**The task**
Locate the lines where "seaborn" occurs and copy them as they stand.

--- start Information supplied ---

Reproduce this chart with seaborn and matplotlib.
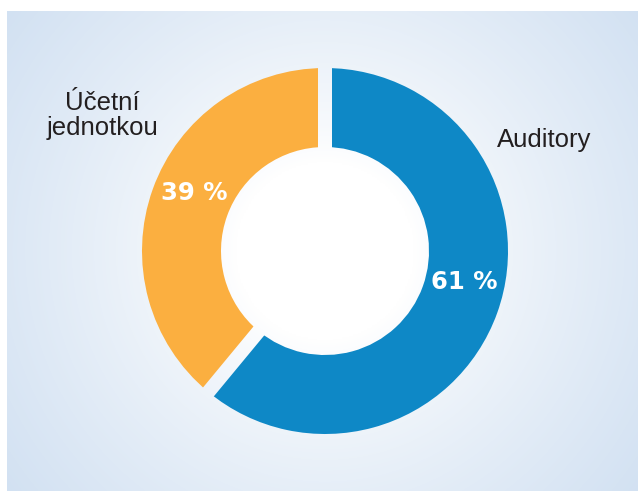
import matplotlib
matplotlib.use("Agg")
import matplotlib.pyplot as plt
import numpy as np
import seaborn as sns
from matplotlib.path import Path
from matplotlib.patches import PathPatch

# ---------------------------------------------------------------------------
# data
# ---------------------------------------------------------------------------
LABELS = ["Auditory", "Účetní\njednotkou"]
SHARES = [61, 39]
PCT_LABELS = [f"{v} %" for v in SHARES]
COLORS = ["#0e88c6", "#fbaf40"]

# geometry in pixel units (y pointing up)
W, H = 638, 491
CX, CY = 325, H - 251
R_OUT, R_IN = 183, 104
GAP = 14
TEXT_DARK = "#231f20"


def radial_gradient(extent):
    x0, x1, y0, y1 = extent
    gx, gy = np.meshgrid(np.linspace(x0, x1, 400), np.linspace(y0, y1, 320))
    r = np.hypot(gx - CX, gy - CY)
    t = np.clip((r - 90) / 310, 0, 1) ** 0.8
    edge = np.array([210, 225, 242]) / 255
    return 1 - t[..., None] * (1 - edge)


def gap_path(angles):
    verts, codes = [], []
    for a in angles:
        th = np.deg2rad(a)
        u = np.array([np.cos(th), np.sin(th)])
        n = np.array([-u[1], u[0]])
        c = np.array([CX, CY])
        r0, r1, w = R_IN - 4, R_OUT + 4, GAP / 2
        pts = [c + r0 * u - w * n, c + r1 * u - w * n,
               c + r1 * u + w * n, c + r0 * u + w * n, c + r0 * u]
        verts += [tuple(p) for p in pts]
        codes += [Path.MOVETO, Path.LINETO, Path.LINETO, Path.LINETO, Path.CLOSEPOLY]
    return Path(verts, codes)


sns.set_theme(style="white")
plt.rcParams["font.family"] = ["Liberation Sans", "DejaVu Sans"]

fig = plt.figure(figsize=(W / 100, H / 100), dpi=100, facecolor="white")
ax = fig.add_axes([0, 0, 1, 1])

panel = (7, W, 0, H - 11)
grad = radial_gradient(panel)
ax.imshow(grad, extent=panel, origin="lower", zorder=0, interpolation="bilinear")

wedges, _ = ax.pie(
    SHARES,
    colors=COLORS,
    startangle=90,
    counterclock=False,
    radius=R_OUT,
    center=(CX, CY),
    wedgeprops=dict(width=R_OUT - R_IN, linewidth=0),
)

# white gaps between slices show the background through
angles = sorted({round(a % 360, 3) for w in wedges for a in (w.theta1, w.theta2)})
clip = PathPatch(gap_path(angles), transform=ax.transData, facecolor="none", edgecolor="none")
ax.add_patch(clip)
overlay = ax.imshow(grad, extent=panel, origin="lower", zorder=2, interpolation="bilinear")
overlay.set_clip_path(clip)

ax.set_xlim(0, W)
ax.set_ylim(0, H)
ax.set_aspect("auto")
ax.axis("off")

# labels
ax.text(544, H - 147, LABELS[0], ha="center", va="baseline",
        fontsize=18.5, color=TEXT_DARK, zorder=3)
ax.text(102, H - 135, LABELS[1], ha="center", va="baseline", linespacing=1.05,
        fontsize=18.5, color=TEXT_DARK, zorder=3)

ax.text(464, H - 289, PCT_LABELS[0], ha="center", va="baseline", fontsize=17.5,
        fontweight="bold", color="white", family="DejaVu Sans", zorder=3)
ax.text(194, H - 200, PCT_LABELS[1], ha="center", va="baseline", fontsize=17.5,
        fontweight="bold", color="white", family="DejaVu Sans", zorder=3)

fig.savefig("out.png", dpi=100, facecolor="white")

--- end Information supplied ---

**Response to the task**
Reproduce this chart with seaborn and matplotlib.
import seaborn as sns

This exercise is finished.